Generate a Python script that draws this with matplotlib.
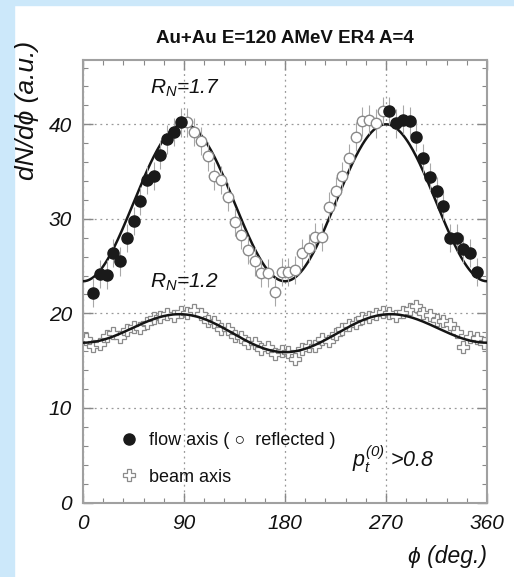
import numpy as np
import matplotlib
matplotlib.use("Agg")
import matplotlib.pyplot as plt
from matplotlib.lines import Line2D
from matplotlib.patches import Rectangle
from matplotlib.ticker import MultipleLocator

plt.rcParams['font.family'] = ['Liberation Sans', 'DejaVu Sans']
plt.rcParams['font.style'] = 'italic'
plt.rcParams['mathtext.fontset'] = 'custom'
plt.rcParams['mathtext.it'] = 'Liberation Sans:italic'
plt.rcParams['mathtext.rm'] = 'Liberation Sans:italic'

# flow axis (filled) - measured
flow_phi = [9, 15, 21, 27, 33, 39, 45, 51, 57, 63, 69, 75, 81, 87,
            273, 279, 285, 291, 297, 303, 309, 315, 321, 327, 333, 339, 345, 351]
flow_val = [22.2, 24.2, 24.1, 26.4, 25.5, 28.0, 29.8, 31.9, 34.1, 34.5, 36.8, 38.4, 39.2, 40.2,
            41.4, 40.1, 40.5, 40.3, 38.7, 36.4, 34.4, 32.9, 31.4, 28.0, 28.0, 26.8, 26.4, 24.4]

# reflected (open circles)
refl_phi = [93, 99, 105, 111, 117, 123, 129, 135, 141, 147, 153, 159, 165, 171, 177,
            183, 189, 195, 201, 207, 213, 219, 225, 231, 237, 243, 249, 255, 261, 267]
refl_val = [40.2, 39.2, 38.2, 36.6, 34.5, 34.1, 32.3, 29.7, 28.3, 26.7, 25.5, 24.3, 24.3, 22.3, 24.4,
            24.4, 24.6, 26.4, 26.9, 28.1, 28.1, 31.3, 32.9, 34.5, 36.4, 38.7, 40.3, 40.5, 40.1, 41.4]

# beam axis
beam_phi = list(range(3, 360, 6))
beam_val = [17.3, 16.6, 16.8, 17.6, 17.9, 17.5, 18.2, 18.6, 18.5, 19.0,
            19.5, 19.6, 19.9, 19.7, 20.1, 20.0, 20.4, 19.9, 19.2, 19.1,
            18.4, 18.4, 17.6, 17.5, 16.9, 16.9, 16.2, 16.4, 15.7, 16.0,
            15.9, 15.2, 16.2, 16.5, 16.6, 17.3, 17.1, 17.8, 18.3, 18.8,
            19.0, 19.5, 19.6, 19.9, 20.2, 20.0, 19.7, 20.1, 20.5, 20.8,
            20.0, 19.8, 19.3, 19.2, 18.9, 18.0, 16.4, 17.5, 17.4, 16.9]

# fit parameters: c + a1*cos(phi) - a2*cos(2 phi)
fit_flow = (31.7, 0.0, 8.3)
fit_beam = (18.15, 0.5, 1.75)

phi_fine = np.linspace(0, 360, 361)
def fit(p, c):
    r = np.radians(p)
    return c[0] + c[1] * np.cos(r) - c[2] * np.cos(2 * r)

fig = plt.figure(figsize=(5.14, 5.77), dpi=100, facecolor='white')
fig.patches.append(Rectangle((0, 0), 14 / 514, 1, transform=fig.transFigure,
                             color='#cce8fa', zorder=0))
fig.patches.append(Rectangle((0, 1 - 5 / 577), 1, 5 / 577, transform=fig.transFigure,
                             color='#cce8fa', zorder=0))

ax = fig.add_axes([83 / 514, 74.5 / 577, 404 / 514, 442.5 / 577])
ax.set_xlim(0, 360)
ax.set_ylim(0, 46.8)

grey = '#8a8a8a'
ax.grid(True, which='major', linestyle=(0, (1.5, 3)), color='#999999', linewidth=0.9)

ax.plot(phi_fine, fit(phi_fine, fit_flow), color='#151515', lw=1.8, zorder=3)
ax.plot(phi_fine, fit(phi_fine, fit_beam), color='#151515', lw=1.8, zorder=3)

ax.errorbar(beam_phi, beam_val, yerr=0.6, fmt='P', ms=8.5, mfc='white', mec=grey,
            mew=0.9, ecolor='#b0b0b0', elinewidth=0.8, zorder=2)
ax.errorbar(refl_phi, refl_val, yerr=1.5, fmt='o', ms=7.5, mfc='white', mec=grey,
            mew=1.0, ecolor='#a8a8a8', elinewidth=0.8, zorder=4)
ax.errorbar(flow_phi, flow_val, yerr=1.5, fmt='o', ms=8, mfc='#1a1a1a', mec='#1a1a1a',
            ecolor='#a8a8a8', elinewidth=0.8, zorder=5)

ax.xaxis.set_major_locator(MultipleLocator(90))
ax.xaxis.set_minor_locator(MultipleLocator(18))
ax.yaxis.set_major_locator(MultipleLocator(10))
ax.yaxis.set_minor_locator(MultipleLocator(2))
ax.tick_params(which='both', direction='in', top=True, right=True, colors='#888888',
               labelcolor='#111111', labelsize=15)
ax.tick_params(which='major', length=7, width=1.0, pad=8)
ax.tick_params(which='minor', length=3.5, width=0.8)
for s in ax.spines.values():
    s.set_color('#a0a0a0')
    s.set_linewidth(1.5)

ax.text(60, 43.2, r"$R_N$=1.7", fontsize=15, color='#111111')
ax.text(60, 22.7, r"$R_N$=1.2", fontsize=15, color='#111111')
ax.text(240, 3.8, r"$p_t^{(0)}$ >0.8", fontsize=15.5, color='#111111')

handles = [Line2D([], [], ls='none', marker='o', ms=8, mfc='#1a1a1a', mec='#1a1a1a'),
           Line2D([], [], ls='none', marker='P', ms=8.5, mfc='white', mec=grey, mew=0.9)]
leg = ax.legend(handles, ["flow axis ( \u25cb  reflected )", "beam axis"],
                loc='upper left', bbox_to_anchor=(0.07, 0.18), frameon=False,
                prop={'size': 13, 'style': 'normal'}, handlelength=1.0,
                handletextpad=0.6, borderpad=0, labelspacing=1.1)
for t in leg.get_texts():
    t.set_color('#111111')

fig.text(285 / 514, 1 - 38.5 / 577, "Au+Au E=120 AMeV ER4 A=4", ha='center', va='center',
         fontsize=13.5, fontweight='bold', style='normal', color='#111111')
fig.text(27 / 514, 1 - 41 / 577, "dN/d\u03d5 (a.u.)", rotation=90, ha='center', va='top',
         fontsize=19, color='#111111')
fig.text(487 / 514, 1 - 557 / 577, "\u03d5 (deg.)", ha='right', va='center',
         fontsize=16.5, color='#111111')

fig.savefig("out.png", dpi=100)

::::

Transcribe the listing above verbatim. Omit the pictures.

▸ ANSWER TO THIS TASK:
Generate a Python script that draws this with matplotlib.
import numpy as np
import matplotlib
matplotlib.use("Agg")
import matplotlib.pyplot as plt
from matplotlib.lines import Line2D
from matplotlib.patches import Rectangle
from matplotlib.ticker import MultipleLocator

plt.rcParams['font.family'] = ['Liberation Sans', 'DejaVu Sans']
plt.rcParams['font.style'] = 'italic'
plt.rcParams['mathtext.fontset'] = 'custom'
plt.rcParams['mathtext.it'] = 'Liberation Sans:italic'
plt.rcParams['mathtext.rm'] = 'Liberation Sans:italic'

# flow axis (filled) - measured
flow_phi = [9, 15, 21, 27, 33, 39, 45, 51, 57, 63, 69, 75, 81, 87,
            273, 279, 285, 291, 297, 303, 309, 315, 321, 327, 333, 339, 345, 351]
flow_val = [22.2, 24.2, 24.1, 26.4, 25.5, 28.0, 29.8, 31.9, 34.1, 34.5, 36.8, 38.4, 39.2, 40.2,
            41.4, 40.1, 40.5, 40.3, 38.7, 36.4, 34.4, 32.9, 31.4, 28.0, 28.0, 26.8, 26.4, 24.4]

# reflected (open circles)
refl_phi = [93, 99, 105, 111, 117, 123, 129, 135, 141, 147, 153, 159, 165, 171, 177,
            183, 189, 195, 201, 207, 213, 219, 225, 231, 237, 243, 249, 255, 261, 267]
refl_val = [40.2, 39.2, 38.2, 36.6, 34.5, 34.1, 32.3, 29.7, 28.3, 26.7, 25.5, 24.3, 24.3, 22.3, 24.4,
            24.4, 24.6, 26.4, 26.9, 28.1, 28.1, 31.3, 32.9, 34.5, 36.4, 38.7, 40.3, 40.5, 40.1, 41.4]

# beam axis
beam_phi = list(range(3, 360, 6))
beam_val = [17.3, 16.6, 16.8, 17.6, 17.9, 17.5, 18.2, 18.6, 18.5, 19.0,
            19.5, 19.6, 19.9, 19.7, 20.1, 20.0, 20.4, 19.9, 19.2, 19.1,
            18.4, 18.4, 17.6, 17.5, 16.9, 16.9, 16.2, 16.4, 15.7, 16.0,
            15.9, 15.2, 16.2, 16.5, 16.6, 17.3, 17.1, 17.8, 18.3, 18.8,
            19.0, 19.5, 19.6, 19.9, 20.2, 20.0, 19.7, 20.1, 20.5, 20.8,
            20.0, 19.8, 19.3, 19.2, 18.9, 18.0, 16.4, 17.5, 17.4, 16.9]

# fit parameters: c + a1*cos(phi) - a2*cos(2 phi)
fit_flow = (31.7, 0.0, 8.3)
fit_beam = (18.15, 0.5, 1.75)

phi_fine = np.linspace(0, 360, 361)
def fit(p, c):
    r = np.radians(p)
    return c[0] + c[1] * np.cos(r) - c[2] * np.cos(2 * r)

fig = plt.figure(figsize=(5.14, 5.77), dpi=100, facecolor='white')
fig.patches.append(Rectangle((0, 0), 14 / 514, 1, transform=fig.transFigure,
                             color='#cce8fa', zorder=0))
fig.patches.append(Rectangle((0, 1 - 5 / 577), 1, 5 / 577, transform=fig.transFigure,
                             color='#cce8fa', zorder=0))

ax = fig.add_axes([83 / 514, 74.5 / 577, 404 / 514, 442.5 / 577])
ax.set_xlim(0, 360)
ax.set_ylim(0, 46.8)

grey = '#8a8a8a'
ax.grid(True, which='major', linestyle=(0, (1.5, 3)), color='#999999', linewidth=0.9)

ax.plot(phi_fine, fit(phi_fine, fit_flow), color='#151515', lw=1.8, zorder=3)
ax.plot(phi_fine, fit(phi_fine, fit_beam), color='#151515', lw=1.8, zorder=3)

ax.errorbar(beam_phi, beam_val, yerr=0.6, fmt='P', ms=8.5, mfc='white', mec=grey,
            mew=0.9, ecolor='#b0b0b0', elinewidth=0.8, zorder=2)
ax.errorbar(refl_phi, refl_val, yerr=1.5, fmt='o', ms=7.5, mfc='white', mec=grey,
            mew=1.0, ecolor='#a8a8a8', elinewidth=0.8, zorder=4)
ax.errorbar(flow_phi, flow_val, yerr=1.5, fmt='o', ms=8, mfc='#1a1a1a', mec='#1a1a1a',
            ecolor='#a8a8a8', elinewidth=0.8, zorder=5)

ax.xaxis.set_major_locator(MultipleLocator(90))
ax.xaxis.set_minor_locator(MultipleLocator(18))
ax.yaxis.set_major_locator(MultipleLocator(10))
ax.yaxis.set_minor_locator(MultipleLocator(2))
ax.tick_params(which='both', direction='in', top=True, right=True, colors='#888888',
               labelcolor='#111111', labelsize=15)
ax.tick_params(which='major', length=7, width=1.0, pad=8)
ax.tick_params(which='minor', length=3.5, width=0.8)
for s in ax.spines.values():
    s.set_color('#a0a0a0')
    s.set_linewidth(1.5)

ax.text(60, 43.2, r"$R_N$=1.7", fontsize=15, color='#111111')
ax.text(60, 22.7, r"$R_N$=1.2", fontsize=15, color='#111111')
ax.text(240, 3.8, r"$p_t^{(0)}$ >0.8", fontsize=15.5, color='#111111')

handles = [Line2D([], [], ls='none', marker='o', ms=8, mfc='#1a1a1a', mec='#1a1a1a'),
           Line2D([], [], ls='none', marker='P', ms=8.5, mfc='white', mec=grey, mew=0.9)]
leg = ax.legend(handles, ["flow axis ( \u25cb  reflected )", "beam axis"],
                loc='upper left', bbox_to_anchor=(0.07, 0.18), frameon=False,
                prop={'size': 13, 'style': 'normal'}, handlelength=1.0,
                handletextpad=0.6, borderpad=0, labelspacing=1.1)
for t in leg.get_texts():
    t.set_color('#111111')

fig.text(285 / 514, 1 - 38.5 / 577, "Au+Au E=120 AMeV ER4 A=4", ha='center', va='center',
         fontsize=13.5, fontweight='bold', style='normal', color='#111111')
fig.text(27 / 514, 1 - 41 / 577, "dN/d\u03d5 (a.u.)", rotation=90, ha='center', va='top',
         fontsize=19, color='#111111')
fig.text(487 / 514, 1 - 557 / 577, "\u03d5 (deg.)", ha='right', va='center',
         fontsize=16.5, color='#111111')

fig.savefig("out.png", dpi=100)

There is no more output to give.